Performance issue with the write operations
The write operation creates a connection per bundle which can very small for streaming causing a flood of short lived connections and without connection pooling, this could become a performance bottleneck. Also, having a batch write option would significantly reduce the number of writes.
+1
I have a suggested pull request I can add here in a little bit.
The idea is to emulate how we write in batches with the JdbcIO connector for Java.
We can call .write_record() without doing the .commit() every time. We then move the .commit() to the .finishBundle() and then a little bit of logic for committing batches for N amount of records to prevent the commit from getting too large.
Additionally, opening and creating a new connection is a an expensive operation from the server side. This stackexchange post talks more about why. Moving the connections to a static pool allows the reuse of connections, which is best practice for SQL servers.

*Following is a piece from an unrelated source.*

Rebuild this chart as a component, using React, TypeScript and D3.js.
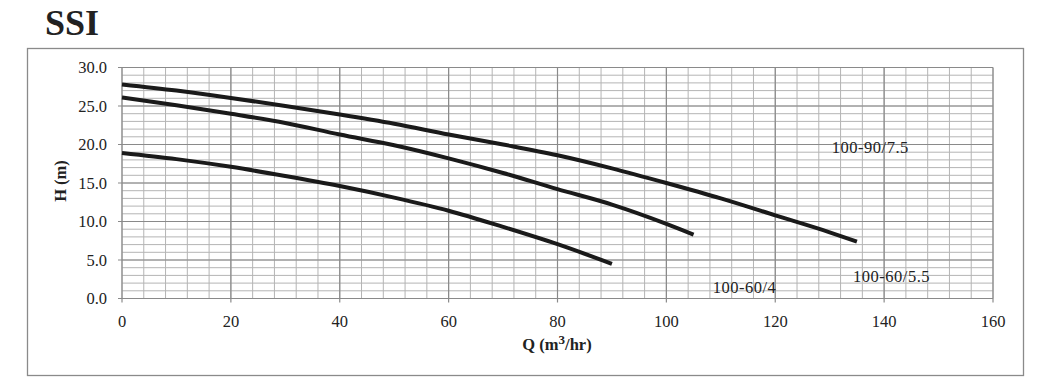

Added advantages of writing in batches, after a GBK, allows you to keep all transactions for the affected record in one place. This drastically reduces the amount of thread contention in the SQL server as threads (each handling a connection and a transaction) won't be waiting to access the same row. Lastly it also allows the users to take advantage of server optimizations since we submit it all as one transaction.
Thanks @chishankar-work; I'll have a look soon at your PR.
In which state is this improvement? I'm worried that all the single inserts will hammer very hard the PostgreSQL database that I have.
It's a bit tricky in my opinion when I want a custom UPSERT and, at the same time, doing it in batch mode.
@chishankar-work will your PR support this feature?
@mohaseeb It seems that the original author dropped this feature. I'm happy to prepare a new PR.
Did this enhancement ever get merged in?